Monday, April 24, 2006

Philosophical Musing of Uselessness

It has become more and more apparent that there is a cycle to how some people do things. A cycle which can be cruel or not depending on the task at hand. I'm talking of course about the fact that most everything we do involves some kind of time waiting. Waiting for a bus, waiting for a time slot to roll around, or waiting on a DVD to finish burning. It seems we are all always waiting on something.

The cycle starts when we initialize the action. We come up with an idea, share it, sketch it out in our notebooks (be them in our heads or in actual notebooks), and then we attempt to produce the idea into reality.

The process then goes into the waiting phase. We wait on financial backing for the idea or we wait on the product to pop out in its finished form.

We then enter in another waiting stage which is variable depending on how we present the object. Here, we try to make people believe that what we are producing is the greatest thing of all time and that everyone should have at least two in their own home. In the commercial sense, that is. This phase of waiting can be applied in a variety of fashions from waiting on results back from a loan review to even waiting on something as trivial as for someone to sign on your favorite internet messaging system.

And then the results come in. They are either what we want or what we don't want. That isn't up to us to decide in the end, although some would argue that we can determine how to change it into the results we want. Then what happens?

We wait some more while we either come up with a new idea or make money off the one that was sold to the masses. We wait through the summer until the new school year starts, sometimes doing nothing if we can get away with it. We wait until someone calls us back for another job interview because they liked our applications. We wait for opportunity even though we say that opportunity waits for no one.
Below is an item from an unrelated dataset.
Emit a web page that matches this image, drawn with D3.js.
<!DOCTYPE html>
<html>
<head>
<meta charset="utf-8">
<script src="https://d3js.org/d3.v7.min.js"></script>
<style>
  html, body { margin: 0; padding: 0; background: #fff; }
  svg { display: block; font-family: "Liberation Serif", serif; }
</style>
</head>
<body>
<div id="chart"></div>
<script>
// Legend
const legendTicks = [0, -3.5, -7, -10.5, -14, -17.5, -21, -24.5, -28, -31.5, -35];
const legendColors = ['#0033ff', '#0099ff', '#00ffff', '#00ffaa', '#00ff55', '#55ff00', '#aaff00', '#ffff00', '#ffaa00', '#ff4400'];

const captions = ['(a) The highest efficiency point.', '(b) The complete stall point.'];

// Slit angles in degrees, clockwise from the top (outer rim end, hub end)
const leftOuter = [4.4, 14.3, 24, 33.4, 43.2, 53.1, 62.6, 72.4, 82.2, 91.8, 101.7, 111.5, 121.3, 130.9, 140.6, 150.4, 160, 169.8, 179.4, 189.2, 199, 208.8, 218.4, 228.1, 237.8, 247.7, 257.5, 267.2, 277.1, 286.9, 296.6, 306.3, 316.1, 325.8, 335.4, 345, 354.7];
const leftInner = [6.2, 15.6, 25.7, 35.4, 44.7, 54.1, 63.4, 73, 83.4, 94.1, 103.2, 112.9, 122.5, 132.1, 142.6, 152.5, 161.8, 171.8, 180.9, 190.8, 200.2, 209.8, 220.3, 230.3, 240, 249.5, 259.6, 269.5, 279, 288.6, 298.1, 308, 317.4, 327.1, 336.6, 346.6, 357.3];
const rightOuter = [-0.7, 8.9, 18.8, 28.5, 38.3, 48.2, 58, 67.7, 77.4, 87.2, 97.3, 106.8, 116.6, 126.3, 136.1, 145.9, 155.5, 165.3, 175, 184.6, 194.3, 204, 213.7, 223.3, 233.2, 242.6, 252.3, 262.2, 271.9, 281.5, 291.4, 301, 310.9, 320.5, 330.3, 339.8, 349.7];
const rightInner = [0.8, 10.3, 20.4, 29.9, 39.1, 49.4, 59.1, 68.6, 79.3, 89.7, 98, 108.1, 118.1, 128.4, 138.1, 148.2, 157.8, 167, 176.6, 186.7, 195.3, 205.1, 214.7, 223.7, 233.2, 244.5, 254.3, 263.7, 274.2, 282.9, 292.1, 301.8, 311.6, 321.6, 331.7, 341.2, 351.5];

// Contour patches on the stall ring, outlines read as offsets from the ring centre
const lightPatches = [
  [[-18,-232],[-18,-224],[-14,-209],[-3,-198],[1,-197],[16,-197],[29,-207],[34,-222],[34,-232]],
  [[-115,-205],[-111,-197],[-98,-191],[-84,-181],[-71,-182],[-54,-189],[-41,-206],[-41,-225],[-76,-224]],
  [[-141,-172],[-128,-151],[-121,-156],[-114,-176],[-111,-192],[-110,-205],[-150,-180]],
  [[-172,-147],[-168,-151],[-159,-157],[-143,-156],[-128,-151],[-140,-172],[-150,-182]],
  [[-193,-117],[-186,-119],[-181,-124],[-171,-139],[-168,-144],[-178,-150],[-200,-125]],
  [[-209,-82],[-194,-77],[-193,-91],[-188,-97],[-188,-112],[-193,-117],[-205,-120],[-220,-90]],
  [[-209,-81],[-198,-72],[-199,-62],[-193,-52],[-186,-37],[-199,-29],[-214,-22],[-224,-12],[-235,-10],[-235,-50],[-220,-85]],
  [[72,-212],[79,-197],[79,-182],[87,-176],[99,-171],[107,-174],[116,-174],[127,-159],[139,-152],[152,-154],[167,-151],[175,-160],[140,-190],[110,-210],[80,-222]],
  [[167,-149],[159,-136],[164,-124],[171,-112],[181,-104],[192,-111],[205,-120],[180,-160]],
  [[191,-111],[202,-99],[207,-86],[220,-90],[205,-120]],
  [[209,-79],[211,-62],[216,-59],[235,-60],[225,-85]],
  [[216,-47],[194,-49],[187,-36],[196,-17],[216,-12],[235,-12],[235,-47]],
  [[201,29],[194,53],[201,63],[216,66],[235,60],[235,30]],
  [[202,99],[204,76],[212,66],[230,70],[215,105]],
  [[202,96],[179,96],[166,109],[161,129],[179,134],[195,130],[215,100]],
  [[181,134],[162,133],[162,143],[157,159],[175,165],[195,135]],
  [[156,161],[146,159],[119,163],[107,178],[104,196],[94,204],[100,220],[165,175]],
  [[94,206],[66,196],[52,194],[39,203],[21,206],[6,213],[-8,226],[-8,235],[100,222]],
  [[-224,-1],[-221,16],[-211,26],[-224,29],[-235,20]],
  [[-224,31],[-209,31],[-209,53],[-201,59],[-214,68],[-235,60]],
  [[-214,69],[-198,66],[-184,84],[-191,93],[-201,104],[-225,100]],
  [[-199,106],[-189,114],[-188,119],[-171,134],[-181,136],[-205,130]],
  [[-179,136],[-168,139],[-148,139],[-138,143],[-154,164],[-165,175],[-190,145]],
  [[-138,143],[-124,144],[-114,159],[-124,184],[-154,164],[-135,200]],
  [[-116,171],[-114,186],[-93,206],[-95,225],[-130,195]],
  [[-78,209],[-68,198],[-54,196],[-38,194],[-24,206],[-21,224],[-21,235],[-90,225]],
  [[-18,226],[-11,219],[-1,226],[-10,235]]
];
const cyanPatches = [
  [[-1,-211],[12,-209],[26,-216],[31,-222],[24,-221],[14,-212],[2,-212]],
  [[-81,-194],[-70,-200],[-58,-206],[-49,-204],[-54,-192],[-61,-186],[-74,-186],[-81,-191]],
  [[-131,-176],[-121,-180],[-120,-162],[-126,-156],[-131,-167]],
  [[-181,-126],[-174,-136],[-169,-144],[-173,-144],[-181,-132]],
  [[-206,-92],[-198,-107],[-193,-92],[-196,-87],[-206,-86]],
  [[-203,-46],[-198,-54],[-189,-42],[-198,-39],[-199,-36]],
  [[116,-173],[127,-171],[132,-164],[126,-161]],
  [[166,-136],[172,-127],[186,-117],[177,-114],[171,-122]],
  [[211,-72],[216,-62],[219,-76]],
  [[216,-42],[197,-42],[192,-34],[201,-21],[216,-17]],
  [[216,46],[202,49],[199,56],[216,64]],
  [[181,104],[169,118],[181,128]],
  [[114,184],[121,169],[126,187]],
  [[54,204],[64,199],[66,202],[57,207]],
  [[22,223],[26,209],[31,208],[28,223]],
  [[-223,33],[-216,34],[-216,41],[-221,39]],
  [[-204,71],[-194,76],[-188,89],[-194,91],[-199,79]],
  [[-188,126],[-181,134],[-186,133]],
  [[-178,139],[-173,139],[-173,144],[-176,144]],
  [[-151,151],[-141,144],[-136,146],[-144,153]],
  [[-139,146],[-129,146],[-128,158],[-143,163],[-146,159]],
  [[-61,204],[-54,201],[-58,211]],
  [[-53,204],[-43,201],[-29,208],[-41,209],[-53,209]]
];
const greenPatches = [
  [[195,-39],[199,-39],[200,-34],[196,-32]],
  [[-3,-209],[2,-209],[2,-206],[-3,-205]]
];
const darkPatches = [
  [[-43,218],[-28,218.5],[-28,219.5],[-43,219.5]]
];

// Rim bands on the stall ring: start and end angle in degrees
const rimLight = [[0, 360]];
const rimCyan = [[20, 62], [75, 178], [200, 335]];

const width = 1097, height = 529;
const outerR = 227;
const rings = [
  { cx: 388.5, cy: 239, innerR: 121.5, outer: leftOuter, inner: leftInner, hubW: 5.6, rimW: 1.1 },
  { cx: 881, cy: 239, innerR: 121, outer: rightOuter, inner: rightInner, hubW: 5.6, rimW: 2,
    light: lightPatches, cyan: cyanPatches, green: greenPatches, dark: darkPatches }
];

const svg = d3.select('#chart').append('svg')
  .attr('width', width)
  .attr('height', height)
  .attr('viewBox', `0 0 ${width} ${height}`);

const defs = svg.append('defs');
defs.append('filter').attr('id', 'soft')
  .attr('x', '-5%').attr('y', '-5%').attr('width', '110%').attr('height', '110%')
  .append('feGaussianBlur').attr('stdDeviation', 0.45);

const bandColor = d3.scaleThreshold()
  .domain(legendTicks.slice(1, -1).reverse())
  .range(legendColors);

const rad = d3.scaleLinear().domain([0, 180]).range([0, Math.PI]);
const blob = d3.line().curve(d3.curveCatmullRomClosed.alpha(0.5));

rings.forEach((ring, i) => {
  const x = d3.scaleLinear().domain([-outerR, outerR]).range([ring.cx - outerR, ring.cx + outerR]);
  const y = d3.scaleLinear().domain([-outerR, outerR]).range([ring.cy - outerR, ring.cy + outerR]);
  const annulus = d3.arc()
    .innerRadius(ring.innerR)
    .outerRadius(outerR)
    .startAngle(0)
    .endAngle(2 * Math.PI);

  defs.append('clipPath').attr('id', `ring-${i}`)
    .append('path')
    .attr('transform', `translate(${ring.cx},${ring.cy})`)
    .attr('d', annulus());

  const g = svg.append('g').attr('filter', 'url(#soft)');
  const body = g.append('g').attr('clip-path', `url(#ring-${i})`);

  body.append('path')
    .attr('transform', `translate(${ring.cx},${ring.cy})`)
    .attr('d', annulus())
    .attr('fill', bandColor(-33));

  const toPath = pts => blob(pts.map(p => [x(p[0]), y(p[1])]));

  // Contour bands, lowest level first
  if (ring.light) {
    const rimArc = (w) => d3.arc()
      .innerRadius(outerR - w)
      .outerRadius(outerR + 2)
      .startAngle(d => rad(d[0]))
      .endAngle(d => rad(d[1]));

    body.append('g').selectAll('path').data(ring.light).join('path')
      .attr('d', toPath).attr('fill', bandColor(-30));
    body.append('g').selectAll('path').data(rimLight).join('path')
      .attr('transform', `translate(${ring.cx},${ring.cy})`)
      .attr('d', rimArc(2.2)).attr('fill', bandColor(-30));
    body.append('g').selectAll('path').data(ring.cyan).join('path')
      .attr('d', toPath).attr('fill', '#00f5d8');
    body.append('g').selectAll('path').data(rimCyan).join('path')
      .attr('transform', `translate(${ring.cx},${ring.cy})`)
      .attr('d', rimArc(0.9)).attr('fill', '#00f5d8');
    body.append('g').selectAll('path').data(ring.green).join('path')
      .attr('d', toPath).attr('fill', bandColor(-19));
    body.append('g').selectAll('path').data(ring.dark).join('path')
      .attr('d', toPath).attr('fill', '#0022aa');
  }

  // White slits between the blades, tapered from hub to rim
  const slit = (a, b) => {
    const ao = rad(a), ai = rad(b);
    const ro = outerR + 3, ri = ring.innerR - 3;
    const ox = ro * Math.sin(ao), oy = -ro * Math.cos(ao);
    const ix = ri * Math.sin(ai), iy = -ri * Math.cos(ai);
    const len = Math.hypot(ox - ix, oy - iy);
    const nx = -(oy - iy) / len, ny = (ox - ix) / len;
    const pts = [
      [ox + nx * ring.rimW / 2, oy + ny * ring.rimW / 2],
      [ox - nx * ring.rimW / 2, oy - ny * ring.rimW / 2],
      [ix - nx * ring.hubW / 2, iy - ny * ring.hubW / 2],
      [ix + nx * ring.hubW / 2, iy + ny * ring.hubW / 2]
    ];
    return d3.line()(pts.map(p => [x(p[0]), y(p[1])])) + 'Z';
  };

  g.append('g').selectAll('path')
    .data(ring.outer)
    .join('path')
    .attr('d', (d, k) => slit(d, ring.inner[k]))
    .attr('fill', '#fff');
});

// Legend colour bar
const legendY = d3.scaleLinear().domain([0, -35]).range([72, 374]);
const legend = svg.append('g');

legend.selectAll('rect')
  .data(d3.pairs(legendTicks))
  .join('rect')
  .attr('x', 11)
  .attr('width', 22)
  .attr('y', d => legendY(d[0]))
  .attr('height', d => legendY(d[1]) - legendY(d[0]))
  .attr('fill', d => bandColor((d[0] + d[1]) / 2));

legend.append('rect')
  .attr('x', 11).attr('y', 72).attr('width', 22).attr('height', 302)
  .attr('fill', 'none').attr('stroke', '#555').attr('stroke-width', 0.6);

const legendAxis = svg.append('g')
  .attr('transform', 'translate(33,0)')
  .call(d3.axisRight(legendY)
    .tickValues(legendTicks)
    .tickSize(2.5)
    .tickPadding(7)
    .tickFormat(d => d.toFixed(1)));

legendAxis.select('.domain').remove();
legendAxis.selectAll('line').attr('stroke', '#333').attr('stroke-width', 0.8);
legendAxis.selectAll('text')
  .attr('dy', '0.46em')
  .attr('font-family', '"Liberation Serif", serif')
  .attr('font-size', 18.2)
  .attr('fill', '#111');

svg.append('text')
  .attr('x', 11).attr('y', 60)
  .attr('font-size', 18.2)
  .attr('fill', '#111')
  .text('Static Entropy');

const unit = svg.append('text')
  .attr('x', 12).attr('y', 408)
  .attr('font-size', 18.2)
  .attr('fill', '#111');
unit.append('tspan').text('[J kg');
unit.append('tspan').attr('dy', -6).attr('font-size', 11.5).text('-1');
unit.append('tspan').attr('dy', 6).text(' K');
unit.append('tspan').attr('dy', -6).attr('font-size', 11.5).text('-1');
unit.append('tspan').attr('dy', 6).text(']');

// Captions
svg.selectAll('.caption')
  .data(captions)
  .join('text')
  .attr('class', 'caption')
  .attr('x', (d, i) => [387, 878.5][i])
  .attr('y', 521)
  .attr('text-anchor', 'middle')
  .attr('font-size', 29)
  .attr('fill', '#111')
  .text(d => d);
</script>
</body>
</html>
We are always in the wings. We can be and more often than not are doing something else while we are waiting, but nevertheless, we are always waiting for something. We only think we are not because we make ourselves busy by doing other things.

Now, there are others out there that are all about taking action and not waiting but doing something. Even the most persistent of activists are waiting for a result, waiting on a change if not demanding it. What makes them any better than the average person that does nothing but wait? Is it because they get their results quicker?

Their results do not come quicker than any other person's attempt to change the world. It just looks like they are. The activists may come off as impatient given my view, but they are more of a catalyst than someone who is impatient. They rush results, sometimes poorly. And rushed changes can result in conflicts as seen from all the revolutions that happened before my typing this entry. Some minor, some major, and others biblical.

Still, there are some out there waiting for a change that we only believe has already happened. There are some that believe we have failed in all past revolutions and other social changes, waiting for people to wake up and realize this truth. You can find this in all the satire we see daily in the newspaper cartoons.

All that being said, most people are waiting for something positive to happen like the second coming or something awesome like that. Frankly, I'm just waiting for our race to go the way of the dinosaurs. Given our current state, I won't have to wait very long.